What’s the difference between an accounting recruiter and an accounting staffing agency?

An accounting recruiter is the person who runs your search. A staffing agency is the wider operation around them: engagement models, compliance, payrolling, and a deeper bench. KORE1 is both, so the recruiter on your req is backed by 20-plus years of finance hiring infrastructure.

Want to know who actually picks up the phone and works your search? That’s the recruiter, and that’s what this page is about. If you want the full menu of how we engage, our accountant staffing page covers contract, contract-to-hire, direct hire, and interim coverage in detail. Same desk behind both. We just split the pages so the people don’t get buried under the process.

How do accounting recruiters find candidates?

The good ones don’t start with a job posting. They start with a network of accountants and finance leaders they already know, built over years of staying in touch with people who aren’t looking. Boards and outreach come second, only to widen a search the network already started.

Here’s the part most clients never see. By the time your req lands with us, half the sourcing is already done, because we’ve been talking to senior accountants, controllers, and FP&A people all year, not just the week you called. That’s also why we can be honest early. If a role is genuinely hard, say a technical accounting manager who has owned a restatement, we’ll tell you on day two from real signal on our bench, not a sales script.

How long does it take to hire an accountant?

First shortlist in a handful of business days. The full hire usually closes in a few weeks for staff and senior roles, longer for controllers and technical accounting leaders, and slower across busy season when tax and audit talent is locked down.

Speed comes from relationships, not posting volume. We’re not starting from zero when you call, so the first names usually move fast. It also means we can be straight when a role needs a longer runway. A divisional controller who has run a multi-state consolidation isn’t a three-day shortlist, and we’d rather say that than waste a week pretending otherwise. The model you pick changes the math too, which is the next question worth asking.

Do you recruit for the whole finance function, or only accountants?

Our desk covers the whole finance org, not just the staff accountant seat. We place controllers, CPAs, FP&A analysts, payroll leads, and finance executives alongside core accounting roles.

Most finance problems don’t respect tidy title lines. The close needs an owner, the forecast needs a story, and the whole thing needs someone who can explain a variance upward without throwing a junior under the bus. Because we staff across the full function, a recruiter who hits the edge of their lane can pull in a colleague who lives in the next one. You get the specialist without shopping for a second agency.

Do your accounting recruiters handle contract, contract-to-hire, and direct hire?

Yes, all three. Contract for closes, audits, and system implementations. Contract-to-hire for higher-risk roles where a trial period lowers the cost of a wrong call. Direct hire for core team members and leadership.
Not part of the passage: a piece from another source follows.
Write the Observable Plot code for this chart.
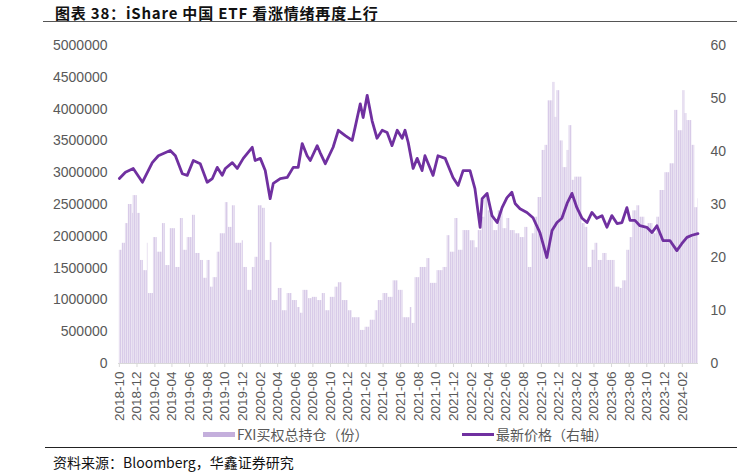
<!DOCTYPE html>
<html>
<head>
<meta charset="utf-8">
<script src="https://cdn.jsdelivr.net/npm/d3@7"></script>
<script src="https://cdn.jsdelivr.net/npm/@observablehq/plot@0.6"></script>
<style>
  html, body { margin: 0; padding: 0; background: #fff; }
  #wrap { position: relative; width: 747px; height: 476px; overflow: hidden; font-family: "Noto Sans CJK SC", "Noto Sans", sans-serif; }
  #chart { position: absolute; left: 0; top: 0; }
  .abs { position: absolute; white-space: nowrap; }
  #title { left: 55px; top: 2px; font-size: 15px; font-weight: bold; color: #111; line-height: 22px; letter-spacing: 0.8px; }
  #tline { left: 43px; top: 21px; width: 694px; height: 1px; background: #555; }
  #fline { left: 45px; top: 447px; width: 692px; height: 1px; background: #222; }
  #foot { left: 53px; top: 452px; font-size: 14px; color: #111; line-height: 20px; }
  .leg { top: 425px; font-size: 14px; color: #595959; line-height: 18px; }
  .sw1 { position: absolute; left: 203px; top: 432px; width: 32px; height: 5px; background: #c4afdc; }
  .sw2 { position: absolute; left: 462px; top: 433px; width: 32px; height: 3px; background: #7030A0; }
</style>
</head>
<body>
<div id="wrap">
  <div id="chart"></div>
  <div id="title" class="abs">图表 38：iShare 中国 ETF 看涨情绪再度上行</div>
  <div id="tline" class="abs"></div>
  <div class="sw1"></div>
  <div class="abs leg" style="left:237px">FXI买权总持仓（份）</div>
  <div class="sw2"></div>
  <div class="abs leg" style="left:496px">最新价格（右轴）</div>
  <div id="fline" class="abs"></div>
  <div id="foot" class="abs">资料来源：Bloomberg，华鑫证券研究</div>
</div>
<script>
// FXI call open interest (contracts)
const barDates = ["2018-10-01","2018-10-11","2018-10-22","2018-11-01","2018-11-15","2018-11-18","2018-12-02","2018-12-13","2018-12-23","2019-01-06","2019-01-09","2019-01-27","2019-02-09","2019-02-27","2019-03-09","2019-03-26","2019-04-13","2019-04-30","2019-05-10","2019-05-24","2019-06-11","2019-06-21","2019-07-08","2019-07-19","2019-08-01","2019-08-12","2019-08-22","2019-09-05","2019-09-15","2019-10-03","2019-10-13","2019-10-27","2019-11-06","2019-11-30","2019-12-04","2019-12-18","2020-01-04","2020-01-14","2020-01-25","2020-02-08","2020-02-18","2020-03-06","2020-03-13","2020-03-31","2020-04-03","2020-04-17","2020-05-04","2020-05-21","2020-06-08","2020-06-18","2020-06-28","2020-07-16","2020-07-30","2020-08-16","2020-09-02","2020-09-13","2020-09-30","2020-10-17","2020-10-28","2020-11-10","2020-12-01","2020-12-15","2021-01-01","2021-01-12","2021-01-29","2021-02-15","2021-03-05","2021-03-15","2021-04-01","2021-04-18","2021-05-06","2021-05-23","2021-05-30","2021-06-09","2021-07-04","2021-07-10","2021-07-21","2021-08-07","2021-08-31","2021-09-11","2021-10-05","2021-10-26","2021-11-09","2021-11-19","2021-12-06","2021-12-17","2022-01-03","2022-01-27","2022-02-13","2022-02-24","2022-03-10","2022-03-20","2022-03-30","2022-04-17","2022-05-04","2022-05-21","2022-06-04","2022-06-14","2022-07-02","2022-07-19","2022-08-05","2022-08-16","2022-08-30","2022-09-09","2022-09-19","2022-10-03","2022-10-14","2022-10-24","2022-11-10","2022-11-17","2022-11-24","2022-12-04","2022-12-15","2022-12-29","2023-01-05","2023-01-15","2023-01-25","2023-02-05","2023-02-19","2023-03-01","2023-03-11","2023-03-25","2023-04-05","2023-04-15","2023-05-02","2023-05-16","2023-06-02","2023-06-13","2023-06-30","2023-07-10","2023-07-24","2023-08-04","2023-08-14","2023-08-28","2023-09-07","2023-09-24","2023-10-05","2023-10-22","2023-11-05","2023-11-15","2023-12-03","2023-12-20","2024-01-06","2024-01-17","2024-02-03","2024-02-10","2024-02-17","2024-03-05","2024-03-15","2024-03-26"];
const barValues = [1780000,1890000,2200000,2500000,2360000,2640000,2360000,1620000,1460000,1890000,1100000,1980000,1750000,2200000,1540000,2120000,1510000,2280000,1780000,1980000,2330000,1730000,1620000,1340000,1620000,1200000,1350000,1750000,2040000,2530000,2140000,2480000,1890000,1930000,1510000,1150000,1510000,1670000,2480000,2440000,1620000,1900000,990000,990000,1180000,830000,1100000,990000,880000,790000,1150000,1020000,1040000,990000,1100000,830000,1040000,1200000,1270000,990000,830000,720000,720000,520000,570000,680000,830000,990000,1100000,1040000,1300000,1150000,1150000,720000,880000,630000,1350000,1510000,1650000,1260000,1460000,1510000,2010000,1750000,2280000,1780000,2090000,1930000,1820000,2090000,2300000,2640000,2400000,2090000,2400000,2120000,2280000,2090000,2040000,1980000,2140000,1510000,2040000,2300000,2610000,3350000,3430000,4130000,4420000,3870000,4290000,3500000,3080000,3350000,3740000,2880000,2930000,2930000,2200000,2140000,1510000,1780000,1890000,1620000,1730000,1620000,1620000,1200000,1180000,1300000,1780000,1980000,2400000,2480000,2300000,2140000,2200000,2040000,2300000,2720000,3000000,3140000,3980000,3660000,4290000,3930000,3820000,3430000,2450000,2590000];
const barEnd = "2024-03-28";

// FXI latest price (right axis)
const priceDates = ["2018-10-01","2018-10-22","2018-11-18","2018-12-20","2019-01-23","2019-02-13","2019-03-26","2019-04-13","2019-05-07","2019-05-24","2019-06-14","2019-07-08","2019-08-01","2019-08-19","2019-09-05","2019-09-22","2019-10-03","2019-10-27","2019-11-13","2019-12-04","2020-01-04","2020-01-14","2020-02-01","2020-02-18","2020-03-06","2020-03-17","2020-04-10","2020-05-04","2020-05-25","2020-06-11","2020-06-25","2020-07-12","2020-07-23","2020-08-16","2020-08-26","2020-09-13","2020-10-10","2020-10-28","2020-11-21","2020-12-15","2020-12-25","2021-01-12","2021-01-22","2021-02-05","2021-02-22","2021-03-11","2021-03-29","2021-04-15","2021-05-02","2021-05-20","2021-06-06","2021-06-16","2021-06-27","2021-07-14","2021-07-28","2021-08-14","2021-08-24","2021-09-21","2021-10-08","2021-11-02","2021-11-29","2021-12-17","2022-01-03","2022-01-27","2022-02-13","2022-03-03","2022-03-10","2022-03-27","2022-04-13","2022-05-01","2022-05-18","2022-06-04","2022-06-21","2022-07-02","2022-07-19","2022-08-12","2022-09-02","2022-09-26","2022-10-20","2022-11-07","2022-11-24","2022-12-11","2022-12-29","2023-01-15","2023-02-01","2023-02-19","2023-03-08","2023-03-25","2023-04-11","2023-04-29","2023-05-16","2023-06-02","2023-06-20","2023-07-07","2023-07-24","2023-08-04","2023-08-21","2023-09-07","2023-10-01","2023-10-19","2023-11-05","2023-11-26","2023-12-20","2024-01-13","2024-01-30","2024-02-17","2024-03-05","2024-03-26"];
const priceValues = [34.9,36.1,36.8,34.2,37.9,39.2,40.2,39.2,35.8,35.5,38.3,37.7,34.2,34.9,37.0,35.5,36.8,37.9,36.8,38.7,40.8,38.3,38.7,36.4,31.1,34.0,34.9,35.1,37.0,37.0,41.5,39.2,38.3,41.1,39.8,37.7,40.8,44.0,43.0,42.1,44.5,49.0,46.4,50.6,45.8,42.5,44.0,43.6,41.1,44.0,42.5,44.0,41.7,36.8,38.7,36.4,39.2,35.5,39.2,38.7,35.1,33.6,36.4,36.4,33.0,25.7,31.1,32.1,27.9,26.6,29.4,31.3,32.3,30.2,29.2,28.5,27.5,24.7,20.0,25.1,26.6,27.4,30.2,32.1,29.4,27.4,26.6,28.5,27.4,27.9,25.7,27.9,26.4,26.6,29.4,27.0,27.0,26.0,25.7,24.7,26.0,23.2,23.2,21.3,22.6,23.8,24.2,24.5];

// axis ticks
const leftTicks = [0,500000,1000000,1500000,2000000,2500000,3000000,3500000,4000000,4500000,5000000];
const rightTicks = [0,10,20,30,40,50,60];
const xTickLabels = ["2018-10","2018-12","2019-02","2019-04","2019-06","2019-08","2019-10","2019-12","2020-02","2020-04","2020-06","2020-08","2020-10","2020-12","2021-02","2021-04","2021-06","2021-08","2021-10","2021-12","2022-02","2022-04","2022-06","2022-08","2022-10","2022-12","2023-02","2023-04","2023-06","2023-08","2023-10","2023-12","2024-02"];

const leftMax = 5000000, rightMax = 60;
const toLeft = v => v * leftMax / rightMax;
const parse = s => new Date(s + "T00:00:00Z");

const bars = barDates.map((d, i) => ({
  d1: parse(d),
  d2: parse(i + 1 < barDates.length ? barDates[i + 1] : barEnd),
  v: barValues[i]
}));
const prices = priceDates.map((d, i) => ({date: parse(d), p: priceValues[i]}));

const plot = Plot.plot({
  width: 747,
  height: 430,
  marginTop: 45,
  marginBottom: 67,
  marginLeft: 118,
  marginRight: 49,
  style: {fontFamily: "'Liberation Sans', Arial, sans-serif", fontSize: "13.5px", color: "#595959", background: "transparent"},
  x: {type: "utc", domain: [parse("2018-09-28"), parse("2024-03-28")]},
  y: {domain: [0, leftMax]},
  marks: [
    Plot.rectY(bars, {x1: "d1", x2: "d2", y: "v", fill: "url(#stripes)"}),
    Plot.ruleY([0], {stroke: "#d9d9d9", strokeWidth: 1}),
    Plot.line(prices, {x: "date", y: d => toLeft(d.p), stroke: "#7030A0", strokeWidth: 2.8, strokeLinejoin: "round"}),
    Plot.axisY({anchor: "left", ticks: leftTicks, tickFormat: d => String(d), tickSize: 0, tickPadding: 11, label: null, fill: "#595959", fontSize: 14}),
    Plot.axisY({anchor: "right", ticks: rightTicks.map(toLeft), tickFormat: d => String(Math.round(d * rightMax / leftMax)), tickSize: 0, tickPadding: 12, label: null, fill: "#595959", fontSize: 14}),
    Plot.axisX({ticks: xTickLabels.map(s => parse(s + "-01")), tickFormat: d3.utcFormat("%Y-%m"), tickRotate: -90, tickSize: 4, tickPadding: 4, stroke: "#d9d9d9", fill: "#595959", label: null})
  ]
});

const svg = d3.select(plot);
const defs = svg.insert("defs", ":first-child");
const pat = defs.append("pattern").attr("id", "stripes").attr("patternUnits", "userSpaceOnUse").attr("width", 2).attr("height", 8);
pat.append("rect").attr("width", 2).attr("height", 8).attr("fill", "#e8e0f1");
pat.append("rect").attr("width", 0.7).attr("height", 8).attr("fill", "#d2c3e4");

document.getElementById("chart").appendChild(plot);
</script>
</body>
</html>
The model should follow the work, not the other way around. A three-month audit-readiness push doesn’t need a permanent hire. A first controller on a growing team almost certainly does. If you ask for a structure that doesn’t fit the work, expect us to say so. Usually we’re right, and it’s far cheaper than finding the mismatch four months into a contract that should have been a direct hire from day one. For longer builds, the project staffing model often beats a string of single contracts.